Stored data
◇ ◇ ◇

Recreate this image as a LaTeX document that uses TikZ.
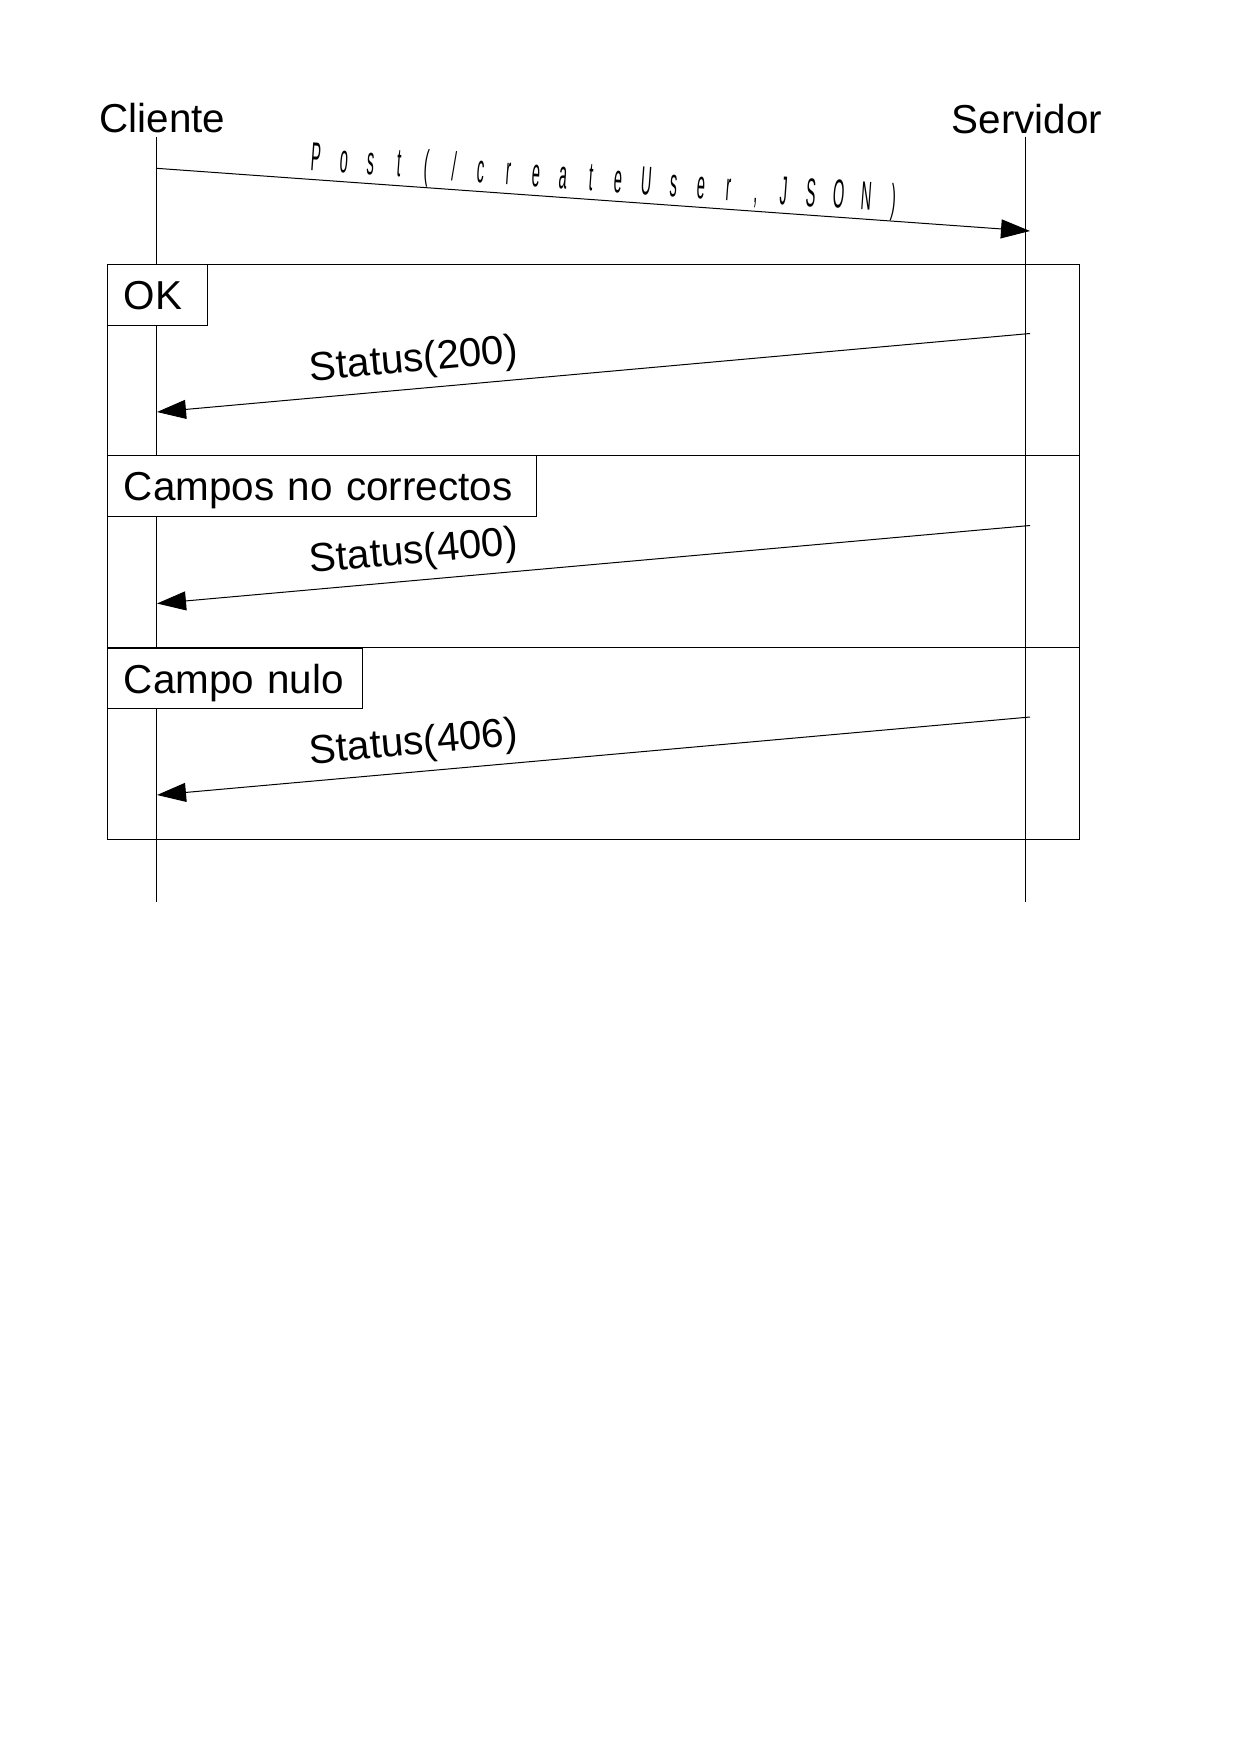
\documentclass[tikz,border=0pt]{standalone}
\usepackage{fontspec}
\setmainfont{Liberation Sans}
\usetikzlibrary{arrows.meta}
\newcommand\sqzchar[1]{\makebox[27.57pt]{\scalebox{0.36}[1]{#1}}}
\begin{document}
\begin{tikzpicture}[x=1pt,y=-1pt,
  line width=1.1pt,
  bigfont/.style={font=\fontsize{40.4}{48}\selectfont},
  head/.style={bigfont, inner sep=0pt, anchor=base},
  lifeline/.style={line width=1.1pt},
  frame/.style={line width=1.1pt},
  fraglabel/.style={bigfont, draw, fill=white, anchor=north west, inner xsep=16pt, inner ysep=0pt,
    text height=33pt, text depth=3.5pt, minimum height=60.5pt, align=left},
  msg/.style={-{Triangle[length=29pt,width=19pt]}, line width=1pt},
  msglabel/.style={bigfont, sloped, anchor=south, inner xsep=0pt}
]
\useasboundingbox (0,0) rectangle (1232,1742);

% headers
\node[head] (cli) at (162.5,132.3) {Cliente};
\node[head] (srv) at (1027,134) {Servidor};

% lifelines
\coordinate (cliTop) at (156.3,136.7);
\coordinate (cliBot) at (156.3,902.3);
\coordinate (srvTop) at (1025.7,136.7);
\coordinate (srvBot) at (1025.7,902.3);
\draw[lifeline] (cliTop) -- (cliBot);
\draw[lifeline] (srvTop) -- (srvBot);

% combined fragment frame
\coordinate (frNW) at (107.3,264.3);
\coordinate (frSE) at (1079.3,839.3);
\draw[frame] (frNW) rectangle (frSE);
\coordinate (d1w) at (107.3,455.3);
\coordinate (d1e) at (1079.3,455.3);
\coordinate (d2w) at (107.3,647.7);
\coordinate (d2e) at (1079.3,647.7);
\draw[frame] (d1w) -- (d1e);
\draw[frame] (d2w) -- (d2e);

% operand labels
\node[fraglabel, text width=67.4pt] (okl) at (frNW) {\mbox{OK}};
\node[fraglabel, text width=396.4pt] (cnc) at (d1w) {\mbox{Campos no correctos}};
\node[fraglabel, text width=222.9pt] (cnl) at (d2w) {\mbox{Campo nulo}};

% messages
\coordinate (p1s) at (156.3,168.3);
\coordinate (p1e) at (1030,231);
\draw[msg] (p1s) -- node[msglabel, pos=0.512, inner ysep=0pt] (lpost)
  {\sqzchar{P}\sqzchar{o}\sqzchar{s}\sqzchar{t}\sqzchar{(}\sqzchar{/}\sqzchar{c}\sqzchar{r}\sqzchar{e}\sqzchar{a}\sqzchar{t}\sqzchar{e}\sqzchar{U}\sqzchar{s}\sqzchar{e}\sqzchar{r}\sqzchar{,}\sqzchar{J}\sqzchar{S}\sqzchar{O}\sqzchar{N}\sqzchar{)}} (p1e);

\coordinate (s1s) at (1030,333.5);
\coordinate (s1e) at (157,412);
\draw[msg] (s1s) -- node[msglabel, pos=0.703, inner ysep=8pt] (l200) {Status(200)} (s1e);

\coordinate (s2s) at (1030,525.5);
\coordinate (s2e) at (157,603.5);
\draw[msg] (s2s) -- node[msglabel, pos=0.703, inner ysep=8pt] (l400) {Status(400)} (s2e);

\coordinate (s3s) at (1030,717);
\coordinate (s3e) at (157,795);
\draw[msg] (s3s) -- node[msglabel, pos=0.703, inner ysep=8pt] (l406) {Status(406)} (s3e);
\end{tikzpicture}
\end{document}
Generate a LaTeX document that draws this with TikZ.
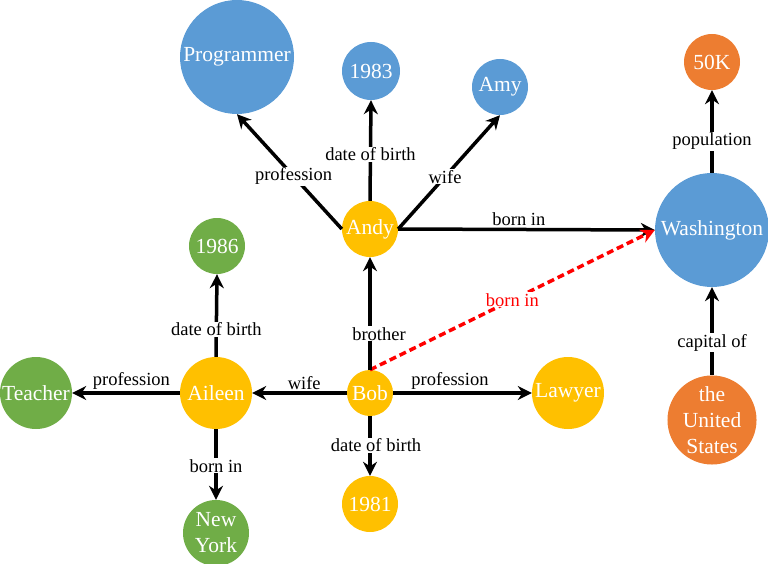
\documentclass[tikz,border=0pt]{standalone}
\usepackage{fontspec}
\setmainfont{Liberation Serif}
\usetikzlibrary{arrows.meta}
\definecolor{entblue}{HTML}{5B9BD5}
\definecolor{entorange}{HTML}{ED7D31}
\definecolor{entgreen}{HTML}{70AD47}
\definecolor{entgold}{HTML}{FFC000}

\begin{document}
\begin{tikzpicture}
[x=1pt,y=-1pt,
every edge/.append style={draw=black,line width=3.5pt,-{Stealth[length=14pt,width=14pt]}},
ent/.style={circle,inner sep=0pt,text=white,align=center,font=\fontsize{21.5}{26}\selectfont},
rel/.style={font=\fontsize{18.5}{20}\selectfont,inner sep=1pt,fill=white},
relup/.style={font=\fontsize{18.5}{20}\selectfont,inner sep=1pt,above=1pt},
]
\useasboundingbox (0,0) rectangle (768,564);
% entities: name / x / y / radius / colour / text
\foreach \nm/\x/\y/\r/\col/\txt in {
  Programmer/237/57/57/entblue/Programmer,
  Yandy/371/71/29/entblue/1983,
  Amy/500/87/28/entblue/Amy,
  Washington/712/230/57/entblue/Washington,
  Pop/712/62/28/entorange/50K,
  USA/712/420/44/entorange/{the\\United\\States},
  Andy/370/229/28/entgold/Andy,
  Bob/370/393/23/entgold/Bob,
  Aileen/216/393/36/entgold/Aileen,
  Lawyer/568/393/36/entgold/Lawyer,
  Ybob/370/504/28/entgold/1981,
  Yaileen/217/246/28/entgreen/1986,
  Teacher/36/393/36/entgreen/Teacher,
  NewYork/216/533/33/entgreen/{New\\York}}
{
{\node[ent,fill=\col,minimum size=2*\r] (\nm) at (\x,\y) {\txt};}
}

\draw (Andy.west) edge node [rel,pos=0.46] {profession} (Programmer.south);
\draw (Andy.north) edge node [rel,pos=0.46] {date of birth} (Yandy.south);
\draw (Andy.east) edge node [rel,pos=0.46] {wife} (Amy.south);
\draw (Andy.east) edge node [relup,pos=0.47] {born in} (Washington.west);
\draw (Bob.north) edge [draw=red,dash pattern=on 7pt off 4pt] node [rel,text=red,pos=0.5] {born in} (Washington.west);
\draw (Bob.north) edge node [rel,pos=0.32,xshift=9pt] {brother} (Andy.south);
\draw (Bob.west) edge node [relup,pos=0.45] {wife} (Aileen.east);
\draw (Bob.east) edge node [relup,pos=0.41] {profession} (Lawyer.west);
\draw (Bob.south) edge node [rel,pos=0.49,xshift=6pt] {date of birth} (Ybob.north);
\draw (Aileen.west) edge node [relup,pos=0.45] {profession} (Teacher.east);
\draw (Aileen.north) edge node [rel,pos=0.33] {date of birth} (Yaileen.south);
\draw (Aileen.south) edge node [rel,pos=0.52] {born in} (NewYork.north);
\draw (Washington.north) edge node [rel,pos=0.38] {population} (Pop.south);
\draw (USA.north) edge node [rel,pos=0.37] {capital of} (Washington.south);
\end{tikzpicture}
\end{document}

◇ ◇ ◇

__Exercise directions__
Output all of the data exactly as it stands, minus any images.

__Full answer__
Recreate this image as a LaTeX document that uses TikZ.
\documentclass[tikz,border=0pt]{standalone}
\usepackage{fontspec}
\setmainfont{Liberation Sans}
\usetikzlibrary{arrows.meta}
\newcommand\sqzchar[1]{\makebox[27.57pt]{\scalebox{0.36}[1]{#1}}}
\begin{document}
\begin{tikzpicture}[x=1pt,y=-1pt,
  line width=1.1pt,
  bigfont/.style={font=\fontsize{40.4}{48}\selectfont},
  head/.style={bigfont, inner sep=0pt, anchor=base},
  lifeline/.style={line width=1.1pt},
  frame/.style={line width=1.1pt},
  fraglabel/.style={bigfont, draw, fill=white, anchor=north west, inner xsep=16pt, inner ysep=0pt,
    text height=33pt, text depth=3.5pt, minimum height=60.5pt, align=left},
  msg/.style={-{Triangle[length=29pt,width=19pt]}, line width=1pt},
  msglabel/.style={bigfont, sloped, anchor=south, inner xsep=0pt}
]
\useasboundingbox (0,0) rectangle (1232,1742);

% headers
\node[head] (cli) at (162.5,132.3) {Cliente};
\node[head] (srv) at (1027,134) {Servidor};

% lifelines
\coordinate (cliTop) at (156.3,136.7);
\coordinate (cliBot) at (156.3,902.3);
\coordinate (srvTop) at (1025.7,136.7);
\coordinate (srvBot) at (1025.7,902.3);
\draw[lifeline] (cliTop) -- (cliBot);
\draw[lifeline] (srvTop) -- (srvBot);

% combined fragment frame
\coordinate (frNW) at (107.3,264.3);
\coordinate (frSE) at (1079.3,839.3);
\draw[frame] (frNW) rectangle (frSE);
\coordinate (d1w) at (107.3,455.3);
\coordinate (d1e) at (1079.3,455.3);
\coordinate (d2w) at (107.3,647.7);
\coordinate (d2e) at (1079.3,647.7);
\draw[frame] (d1w) -- (d1e);
\draw[frame] (d2w) -- (d2e);

% operand labels
\node[fraglabel, text width=67.4pt] (okl) at (frNW) {\mbox{OK}};
\node[fraglabel, text width=396.4pt] (cnc) at (d1w) {\mbox{Campos no correctos}};
\node[fraglabel, text width=222.9pt] (cnl) at (d2w) {\mbox{Campo nulo}};

% messages
\coordinate (p1s) at (156.3,168.3);
\coordinate (p1e) at (1030,231);
\draw[msg] (p1s) -- node[msglabel, pos=0.512, inner ysep=0pt] (lpost)
  {\sqzchar{P}\sqzchar{o}\sqzchar{s}\sqzchar{t}\sqzchar{(}\sqzchar{/}\sqzchar{c}\sqzchar{r}\sqzchar{e}\sqzchar{a}\sqzchar{t}\sqzchar{e}\sqzchar{U}\sqzchar{s}\sqzchar{e}\sqzchar{r}\sqzchar{,}\sqzchar{J}\sqzchar{S}\sqzchar{O}\sqzchar{N}\sqzchar{)}} (p1e);

\coordinate (s1s) at (1030,333.5);
\coordinate (s1e) at (157,412);
\draw[msg] (s1s) -- node[msglabel, pos=0.703, inner ysep=8pt] (l200) {Status(200)} (s1e);

\coordinate (s2s) at (1030,525.5);
\coordinate (s2e) at (157,603.5);
\draw[msg] (s2s) -- node[msglabel, pos=0.703, inner ysep=8pt] (l400) {Status(400)} (s2e);

\coordinate (s3s) at (1030,717);
\coordinate (s3e) at (157,795);
\draw[msg] (s3s) -- node[msglabel, pos=0.703, inner ysep=8pt] (l406) {Status(406)} (s3e);
\end{tikzpicture}
\end{document}
Generate a LaTeX document that draws this with TikZ.
\documentclass[tikz,border=0pt]{standalone}
\usepackage{fontspec}
\setmainfont{Liberation Serif}
\usetikzlibrary{arrows.meta}
\definecolor{entblue}{HTML}{5B9BD5}
\definecolor{entorange}{HTML}{ED7D31}
\definecolor{entgreen}{HTML}{70AD47}
\definecolor{entgold}{HTML}{FFC000}

\begin{document}
\begin{tikzpicture}
[x=1pt,y=-1pt,
every edge/.append style={draw=black,line width=3.5pt,-{Stealth[length=14pt,width=14pt]}},
ent/.style={circle,inner sep=0pt,text=white,align=center,font=\fontsize{21.5}{26}\selectfont},
rel/.style={font=\fontsize{18.5}{20}\selectfont,inner sep=1pt,fill=white},
relup/.style={font=\fontsize{18.5}{20}\selectfont,inner sep=1pt,above=1pt},
]
\useasboundingbox (0,0) rectangle (768,564);
% entities: name / x / y / radius / colour / text
\foreach \nm/\x/\y/\r/\col/\txt in {
  Programmer/237/57/57/entblue/Programmer,
  Yandy/371/71/29/entblue/1983,
  Amy/500/87/28/entblue/Amy,
  Washington/712/230/57/entblue/Washington,
  Pop/712/62/28/entorange/50K,
  USA/712/420/44/entorange/{the\\United\\States},
  Andy/370/229/28/entgold/Andy,
  Bob/370/393/23/entgold/Bob,
  Aileen/216/393/36/entgold/Aileen,
  Lawyer/568/393/36/entgold/Lawyer,
  Ybob/370/504/28/entgold/1981,
  Yaileen/217/246/28/entgreen/1986,
  Teacher/36/393/36/entgreen/Teacher,
  NewYork/216/533/33/entgreen/{New\\York}}
{
{\node[ent,fill=\col,minimum size=2*\r] (\nm) at (\x,\y) {\txt};}
}

\draw (Andy.west) edge node [rel,pos=0.46] {profession} (Programmer.south);
\draw (Andy.north) edge node [rel,pos=0.46] {date of birth} (Yandy.south);
\draw (Andy.east) edge node [rel,pos=0.46] {wife} (Amy.south);
\draw (Andy.east) edge node [relup,pos=0.47] {born in} (Washington.west);
\draw (Bob.north) edge [draw=red,dash pattern=on 7pt off 4pt] node [rel,text=red,pos=0.5] {born in} (Washington.west);
\draw (Bob.north) edge node [rel,pos=0.32,xshift=9pt] {brother} (Andy.south);
\draw (Bob.west) edge node [relup,pos=0.45] {wife} (Aileen.east);
\draw (Bob.east) edge node [relup,pos=0.41] {profession} (Lawyer.west);
\draw (Bob.south) edge node [rel,pos=0.49,xshift=6pt] {date of birth} (Ybob.north);
\draw (Aileen.west) edge node [relup,pos=0.45] {profession} (Teacher.east);
\draw (Aileen.north) edge node [rel,pos=0.33] {date of birth} (Yaileen.south);
\draw (Aileen.south) edge node [rel,pos=0.52] {born in} (NewYork.north);
\draw (Washington.north) edge node [rel,pos=0.38] {population} (Pop.south);
\draw (USA.north) edge node [rel,pos=0.37] {capital of} (Washington.south);
\end{tikzpicture}
\end{document}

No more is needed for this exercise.